Генерал Жуков был в прекрасном расположении духа, сначала продолжал отшучиваться, а затем он стал серьезным и начал свой рассказ с того момента, как был вызван из Ленинграда в Москву.

— Я прилетел и направился в штаб Западного фронта. Мне докладывают, чем мы располагаем. Понимаю, что наличными силами не сдержать нам махину, которая неудержимо катится на Москву. Шутка ли сказать — семьдесят семь дивизий, из них четырнадцать танковых и восемь моторизованных! Почти половина всей немецко-фашистской армии, брошенной против нашей страны, и три четверти всех ее моторизованных соединений. Решали часы и минуты... Звоню Сталину и прошу немедленно дать резервы. Он отвечает: «Продержитесь часов пятнадцать-двадцать, пока подойдут эшелоны из Сибири».

И мы продержались, выстояли, а затем сами перешли в решительное наступление.

— Я знаю войну в больших и малых масштабах, — говорил Жуков. — Мы имеем дело с очень сильным врагом. Под Москвой мы побили его первые и впервые. Теперь война переходит в стадию резервов, и выиграть ее в наших возможностях. Трудно сказать, сколько она продлится. Ясно одно: мы никогда больше не допустим, чтобы прусский сапог еще раз маршировал под Москвой.
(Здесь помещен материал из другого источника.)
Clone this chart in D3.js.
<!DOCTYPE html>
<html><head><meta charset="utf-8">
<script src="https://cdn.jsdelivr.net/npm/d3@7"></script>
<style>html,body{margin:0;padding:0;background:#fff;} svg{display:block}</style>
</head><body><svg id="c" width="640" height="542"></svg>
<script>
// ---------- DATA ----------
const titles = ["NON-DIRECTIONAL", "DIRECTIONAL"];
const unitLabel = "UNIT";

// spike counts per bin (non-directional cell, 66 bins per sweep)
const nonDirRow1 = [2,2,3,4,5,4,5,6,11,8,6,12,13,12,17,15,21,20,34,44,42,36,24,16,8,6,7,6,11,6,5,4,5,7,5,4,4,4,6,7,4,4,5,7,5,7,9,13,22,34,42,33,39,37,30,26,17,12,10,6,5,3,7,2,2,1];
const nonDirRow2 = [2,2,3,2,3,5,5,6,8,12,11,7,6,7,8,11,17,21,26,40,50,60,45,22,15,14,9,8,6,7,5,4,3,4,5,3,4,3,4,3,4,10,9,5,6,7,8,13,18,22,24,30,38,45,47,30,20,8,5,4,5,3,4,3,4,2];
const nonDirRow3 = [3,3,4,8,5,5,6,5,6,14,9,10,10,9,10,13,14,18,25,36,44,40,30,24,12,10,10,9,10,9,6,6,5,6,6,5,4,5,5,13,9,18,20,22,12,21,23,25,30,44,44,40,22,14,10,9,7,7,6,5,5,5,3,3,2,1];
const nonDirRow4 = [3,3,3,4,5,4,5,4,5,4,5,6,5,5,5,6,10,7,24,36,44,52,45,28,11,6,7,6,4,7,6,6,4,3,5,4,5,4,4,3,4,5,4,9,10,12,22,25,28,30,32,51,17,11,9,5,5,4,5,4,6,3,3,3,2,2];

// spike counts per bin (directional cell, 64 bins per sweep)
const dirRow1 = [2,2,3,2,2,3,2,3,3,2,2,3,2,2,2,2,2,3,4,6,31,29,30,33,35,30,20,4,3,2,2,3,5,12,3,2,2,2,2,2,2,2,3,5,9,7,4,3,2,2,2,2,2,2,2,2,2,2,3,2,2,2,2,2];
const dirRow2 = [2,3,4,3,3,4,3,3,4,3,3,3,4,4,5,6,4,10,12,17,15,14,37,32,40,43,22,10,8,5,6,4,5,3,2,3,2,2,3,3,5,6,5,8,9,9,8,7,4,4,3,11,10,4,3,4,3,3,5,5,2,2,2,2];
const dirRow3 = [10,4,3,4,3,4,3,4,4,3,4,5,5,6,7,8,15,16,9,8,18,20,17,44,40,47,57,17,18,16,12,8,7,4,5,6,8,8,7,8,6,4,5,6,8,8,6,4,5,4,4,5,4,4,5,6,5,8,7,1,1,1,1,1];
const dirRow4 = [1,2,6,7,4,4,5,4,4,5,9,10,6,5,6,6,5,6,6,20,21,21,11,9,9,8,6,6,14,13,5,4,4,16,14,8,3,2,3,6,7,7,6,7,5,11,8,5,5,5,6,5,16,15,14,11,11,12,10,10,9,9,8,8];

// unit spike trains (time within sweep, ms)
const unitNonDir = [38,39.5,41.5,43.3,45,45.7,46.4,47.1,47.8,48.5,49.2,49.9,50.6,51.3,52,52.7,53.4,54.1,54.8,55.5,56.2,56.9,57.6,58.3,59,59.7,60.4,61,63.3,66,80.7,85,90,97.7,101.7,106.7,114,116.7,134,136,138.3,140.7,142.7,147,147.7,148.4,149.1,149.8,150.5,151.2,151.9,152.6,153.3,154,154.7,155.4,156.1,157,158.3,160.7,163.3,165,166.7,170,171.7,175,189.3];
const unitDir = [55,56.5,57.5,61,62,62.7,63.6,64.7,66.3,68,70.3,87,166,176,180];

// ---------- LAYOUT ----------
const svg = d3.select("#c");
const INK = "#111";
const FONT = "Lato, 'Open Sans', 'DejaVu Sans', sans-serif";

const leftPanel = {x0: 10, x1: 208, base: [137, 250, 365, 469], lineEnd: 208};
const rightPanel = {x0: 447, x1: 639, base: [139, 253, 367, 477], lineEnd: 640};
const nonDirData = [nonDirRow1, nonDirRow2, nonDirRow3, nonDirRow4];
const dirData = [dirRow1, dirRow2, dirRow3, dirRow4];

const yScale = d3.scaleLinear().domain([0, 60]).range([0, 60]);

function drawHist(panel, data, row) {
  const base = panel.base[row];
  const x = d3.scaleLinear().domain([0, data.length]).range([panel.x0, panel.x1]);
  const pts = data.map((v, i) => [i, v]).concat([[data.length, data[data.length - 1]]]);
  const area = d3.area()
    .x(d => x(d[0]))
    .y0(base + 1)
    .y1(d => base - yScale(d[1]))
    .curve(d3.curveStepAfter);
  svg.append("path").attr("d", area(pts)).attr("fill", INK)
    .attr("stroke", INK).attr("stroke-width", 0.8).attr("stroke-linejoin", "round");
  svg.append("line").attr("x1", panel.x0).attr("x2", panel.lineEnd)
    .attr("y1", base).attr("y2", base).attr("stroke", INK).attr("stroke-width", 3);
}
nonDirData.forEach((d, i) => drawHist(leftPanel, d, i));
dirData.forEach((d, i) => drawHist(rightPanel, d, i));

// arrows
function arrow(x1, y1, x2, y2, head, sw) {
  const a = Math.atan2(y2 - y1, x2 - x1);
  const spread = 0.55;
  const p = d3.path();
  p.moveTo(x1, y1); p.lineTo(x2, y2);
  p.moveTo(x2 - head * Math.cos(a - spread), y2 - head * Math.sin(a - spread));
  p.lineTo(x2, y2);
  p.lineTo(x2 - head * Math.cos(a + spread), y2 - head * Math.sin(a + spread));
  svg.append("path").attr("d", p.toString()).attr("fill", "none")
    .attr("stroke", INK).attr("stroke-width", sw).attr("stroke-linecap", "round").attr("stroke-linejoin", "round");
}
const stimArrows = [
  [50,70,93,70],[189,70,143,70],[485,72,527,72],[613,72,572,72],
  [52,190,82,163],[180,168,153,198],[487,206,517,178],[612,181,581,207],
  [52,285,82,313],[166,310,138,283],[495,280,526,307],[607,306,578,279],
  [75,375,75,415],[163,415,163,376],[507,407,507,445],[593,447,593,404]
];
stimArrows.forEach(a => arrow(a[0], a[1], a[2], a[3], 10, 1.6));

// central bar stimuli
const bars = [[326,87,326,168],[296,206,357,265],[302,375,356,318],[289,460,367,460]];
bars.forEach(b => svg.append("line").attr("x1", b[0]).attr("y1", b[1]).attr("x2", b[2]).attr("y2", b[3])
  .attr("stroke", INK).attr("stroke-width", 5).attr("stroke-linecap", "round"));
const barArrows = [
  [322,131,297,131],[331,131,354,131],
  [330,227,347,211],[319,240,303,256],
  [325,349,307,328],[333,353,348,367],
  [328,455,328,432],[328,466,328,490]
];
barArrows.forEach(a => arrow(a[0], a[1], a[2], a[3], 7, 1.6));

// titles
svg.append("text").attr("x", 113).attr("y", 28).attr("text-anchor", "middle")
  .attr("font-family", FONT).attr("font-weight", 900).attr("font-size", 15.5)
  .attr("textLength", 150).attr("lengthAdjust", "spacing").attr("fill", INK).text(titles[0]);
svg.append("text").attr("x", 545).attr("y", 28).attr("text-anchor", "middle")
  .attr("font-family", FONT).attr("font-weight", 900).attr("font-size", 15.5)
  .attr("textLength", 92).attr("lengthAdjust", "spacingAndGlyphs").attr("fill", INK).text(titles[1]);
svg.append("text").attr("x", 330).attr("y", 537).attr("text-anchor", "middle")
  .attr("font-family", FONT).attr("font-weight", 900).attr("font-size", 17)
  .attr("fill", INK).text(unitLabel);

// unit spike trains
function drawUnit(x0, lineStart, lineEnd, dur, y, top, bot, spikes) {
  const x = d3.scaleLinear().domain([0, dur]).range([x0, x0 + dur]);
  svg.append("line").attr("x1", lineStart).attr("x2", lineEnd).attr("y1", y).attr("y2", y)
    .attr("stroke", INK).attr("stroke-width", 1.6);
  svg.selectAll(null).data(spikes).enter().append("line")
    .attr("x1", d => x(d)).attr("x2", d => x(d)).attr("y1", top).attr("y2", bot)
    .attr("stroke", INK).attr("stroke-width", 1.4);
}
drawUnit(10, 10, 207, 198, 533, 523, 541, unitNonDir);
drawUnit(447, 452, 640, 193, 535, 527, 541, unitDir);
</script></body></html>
Больше того, скоро мы погоним немцев со Смоленщины и Белоруссии. А там дальше устроим Большой Халхин-Гол, какой им еще и не снился...

Большой Халхин-Гол — эти слова накрепко врезались в память. Спустя много времени я вспомнил о них, видя на улицах покоренного Кенигсберга бесконечные колонны военнопленных, и о них же думал, стоя на площади перед почерневшей громадой рейхстага.

Мой отчет, переданный по телефону стенографистке, появился в «Правде» на следующее утро. Фразу генерала Жукова в редакции благоразумно вычеркнули, ибо Большой Халхин-Гол был еще впереди.

* * *

После моего короткого пребывания в Москве полковник Лазарев сказал:

— Съездите в Севастополь, затем на Северный фронт, а тем временем в Ленинграде лед тронется, и тогда мы снова пошлем вас на Балтику.

Он свое слово сдержал. После Севастополя и Северного флота в начале 1944 года меня снова вернули на Балтику.